Bakker's fictional novel Raptor Red tells of a year in the life of a female Utahraptor during the lower Cretaceous. In the story, Bakker elaborates on his knowledge of the behavior of dromaeosaurids ("raptor" dinosaurs) and life at the time of their existence.

==Religious beliefs==
As a Pentecostal, Ecumenical Christian minister, Bakker has said there is no real conflict between religion and science, and that evolution of species and geologic history is compatible with religious belief. Bakker views the Bible as an ethical and moral guide, rather than a literal timetable of events in the history of life. He has advised non-believers and creationists to read the views put forward by Saint Augustine, who argued against a literal understanding of the Book of Genesis.

==Influence on popular media==
Bakker's earliest known mass media appearance was in the 1976 Nova episode "The Hot-Blooded Dinosaurs" aired on WGBH Boston.

Bakker actively participated in the 1985 CBS documentary Dinosaur!, appearing several times in the programme. He appears in the 1989 BBC series Lost Worlds, Vanished Lives presented by David Attenborough, in the third episode Dinosaur discussing his theory regarding Tyrannosaurus rex and other theropods being warm-blooded animals. Bakker later renamed Attenborosaurus, a species of plesiosaur after Sir David.

Bakker was featured heavily in the documentary The Great Dinosaur Hunt, part of The Infinite Voyage series of documentaries. The Great Dinosaur Hunt first aired on January 4, 1989.

Bakker was an advisor for the 1992 PBS series, The Dinosaurs!. He had many appearances in the TLC television series Paleoworld, and was also among the advisors for the film Jurassic Park, with some of the early concept art being informed by Bakker's works. Bakker also appeared in the Sega CD version of Jurassic Park.

Dr. Bakker was a guest in episode 27 ("Surprise") of the Williams Street animated TV series Space Ghost Coast to Coast.
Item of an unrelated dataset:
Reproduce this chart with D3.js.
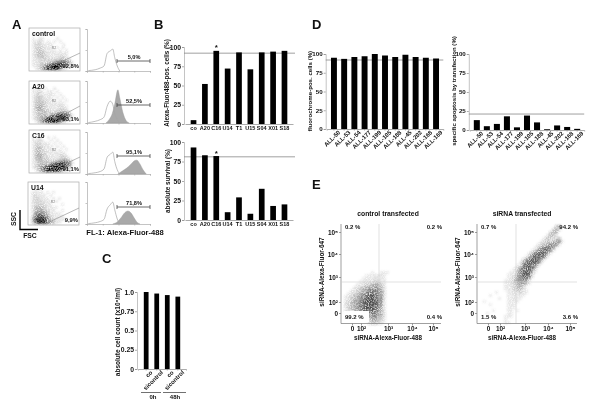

Bakker appears in the 1992 program Whatever Happened to the Dinosaurs? (released on videocasette) and was profiled on location at his Wyoming dinosaur excavation site in a 1992 episode of the Discover Magazine TV series on The Disney Channel.

Bakker and his 1986 book are mentioned in the original Jurassic Park. The bearded paleontologist Dr. Robert Burke, who is eaten by a Tyrannosaurus rex in Steven Spielberg's film The Lost World: Jurassic Park (released in 1997), is an affectionate caricature of Bakker. In real life, Bakker has argued for a predatory T. rex, while Bakker's rival paleontologist Jack Horner views it as primarily a scavenger. According to Horner, Spielberg wrote the character of Burke and had him killed by the T. rex as a favor for Horner. After the film came out, Bakker recognized himself in Burke, loved the caricature, and actually sent Horner a message saying, "See, I told you T. rex was a hunter!". In 1993, Bakker starred in a Sega Genesis: Jurassic Park TV commercial.

Sir Dr. Robert Bakker of rock band the Protomen takes his stage name from the paleontologist. The Nashville, Tennessee-based band has stage names inspired by 1980s and 1990s pop culture icons.

==Bibliography==
- Bakker, Robert T. (1986). "The Dinosaur Heresies".
- Bakker, Robert T. (1995). "Raptor Red".